**The request:** Write out the material exactly. Do not include the pictures.

(Figure scripts)
▬▬▬

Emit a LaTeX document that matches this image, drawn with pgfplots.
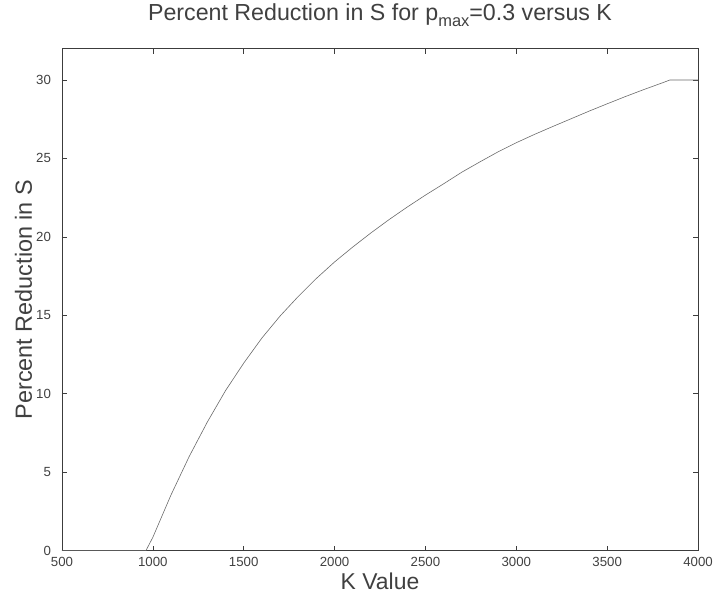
\documentclass[border=0pt]{standalone}
\usepackage{fontspec}
\setmainfont{Liberation Sans}
\usepackage{pgfplots}
\pgfplotsset{compat=1.18}
\definecolor{axgray}{HTML}{3C3C3C}
\definecolor{txtgray}{HTML}{404040}
\definecolor{curvegray}{HTML}{6A6A6A}
\pgfplotstableread{
K S
500 0
962 0
1000 0.85
1100 3.55
1200 6.0
1300 8.2
1400 10.2
1500 11.95
1600 13.55
1700 14.95
1800 16.2
1900 17.35
2000 18.4
2100 19.35
2200 20.25
2300 21.1
2400 21.9
2500 22.66
2600 23.38
2700 24.12
2800 24.78
2900 25.42
3000 26.0
3100 26.53
3200 27.03
3300 27.52
3400 28.01
3500 28.48
3600 28.94
3700 29.38
3800 29.8
3846 30
4000 30
}\datatable
\begin{document}
\begin{tikzpicture}[x=1bp,y=1bp]
\useasboundingbox (-62,-45) rectangle (653,550.6);
\begin{axis}[
  at={(0,0)}, anchor=south west,
  scale only axis, width=636bp, height=502bp,
  xmin=500, xmax=4000, ymin=0, ymax=32,
  xtick={500,1000,...,4000}, ytick={0,5,...,30},
  tick align=inside, major tick length=5bp,
  axis line style={axgray, line width=0.8bp},
  every tick/.style={axgray, line width=0.6bp},
  tick label style={font=\fontsize{13.3}{13.3}\selectfont, text=txtgray},
  /pgf/number format/assume math mode=true,
  /pgf/number format/1000 sep={},
  scaled ticks=false,
  xticklabel style={anchor=north, yshift=-3bp},
  yticklabel style={anchor=east, xshift=-7.5bp},
  title={Percent Reduction in S for p\raisebox{-0.45ex}{\fontsize{16.5}{16.5}\selectfont max}=0.3 versus K},
  title style={at={(axis description cs:0.5,1.0438)}, anchor=base, font=\fontsize{23.3}{23.3}\selectfont, text=txtgray},
  xlabel={K Value},
  xlabel style={at={(axis description cs:0.5,-0.0777)}, anchor=base, font=\fontsize{23}{23}\selectfont, text=txtgray},
  ylabel={Percent Reduction in S},
  ylabel style={at={(axis description cs:-0.0472,0.5)}, rotate=0, anchor=base, font=\fontsize{23.5}{23.5}\selectfont, text=txtgray},
]
\addplot[curvegray, line width=0.6bp] table[x=K, y=S] {\datatable};
\end{axis}
\end{tikzpicture}
\end{document}
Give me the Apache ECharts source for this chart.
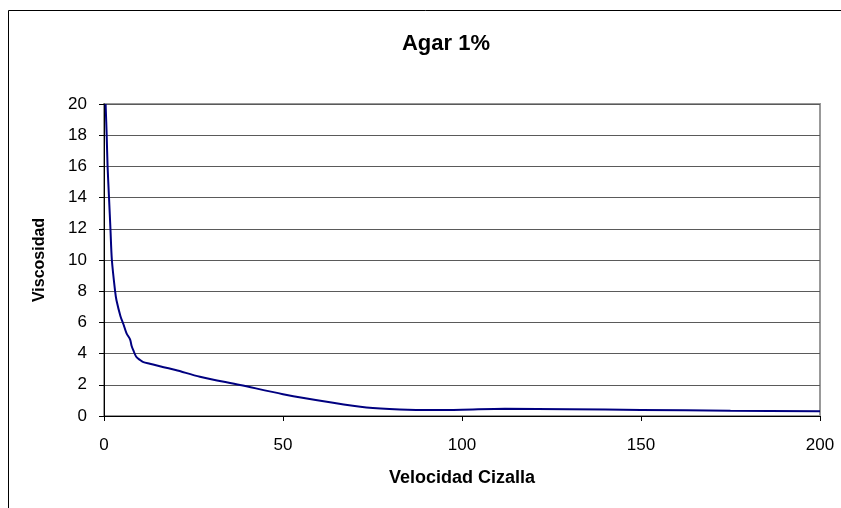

▬▬▬

**Finished answer:**
Emit a LaTeX document that matches this image, drawn with pgfplots.
\documentclass[border=0pt]{standalone}
\usepackage{fontspec}
\setmainfont{Liberation Sans}
\usepackage{pgfplots}
\pgfplotsset{compat=1.18}
\definecolor{axgray}{HTML}{3C3C3C}
\definecolor{txtgray}{HTML}{404040}
\definecolor{curvegray}{HTML}{6A6A6A}
\pgfplotstableread{
K S
500 0
962 0
1000 0.85
1100 3.55
1200 6.0
1300 8.2
1400 10.2
1500 11.95
1600 13.55
1700 14.95
1800 16.2
1900 17.35
2000 18.4
2100 19.35
2200 20.25
2300 21.1
2400 21.9
2500 22.66
2600 23.38
2700 24.12
2800 24.78
2900 25.42
3000 26.0
3100 26.53
3200 27.03
3300 27.52
3400 28.01
3500 28.48
3600 28.94
3700 29.38
3800 29.8
3846 30
4000 30
}\datatable
\begin{document}
\begin{tikzpicture}[x=1bp,y=1bp]
\useasboundingbox (-62,-45) rectangle (653,550.6);
\begin{axis}[
  at={(0,0)}, anchor=south west,
  scale only axis, width=636bp, height=502bp,
  xmin=500, xmax=4000, ymin=0, ymax=32,
  xtick={500,1000,...,4000}, ytick={0,5,...,30},
  tick align=inside, major tick length=5bp,
  axis line style={axgray, line width=0.8bp},
  every tick/.style={axgray, line width=0.6bp},
  tick label style={font=\fontsize{13.3}{13.3}\selectfont, text=txtgray},
  /pgf/number format/assume math mode=true,
  /pgf/number format/1000 sep={},
  scaled ticks=false,
  xticklabel style={anchor=north, yshift=-3bp},
  yticklabel style={anchor=east, xshift=-7.5bp},
  title={Percent Reduction in S for p\raisebox{-0.45ex}{\fontsize{16.5}{16.5}\selectfont max}=0.3 versus K},
  title style={at={(axis description cs:0.5,1.0438)}, anchor=base, font=\fontsize{23.3}{23.3}\selectfont, text=txtgray},
  xlabel={K Value},
  xlabel style={at={(axis description cs:0.5,-0.0777)}, anchor=base, font=\fontsize{23}{23}\selectfont, text=txtgray},
  ylabel={Percent Reduction in S},
  ylabel style={at={(axis description cs:-0.0472,0.5)}, rotate=0, anchor=base, font=\fontsize{23.5}{23.5}\selectfont, text=txtgray},
]
\addplot[curvegray, line width=0.6bp] table[x=K, y=S] {\datatable};
\end{axis}
\end{tikzpicture}
\end{document}
Give me the Apache ECharts source for this chart.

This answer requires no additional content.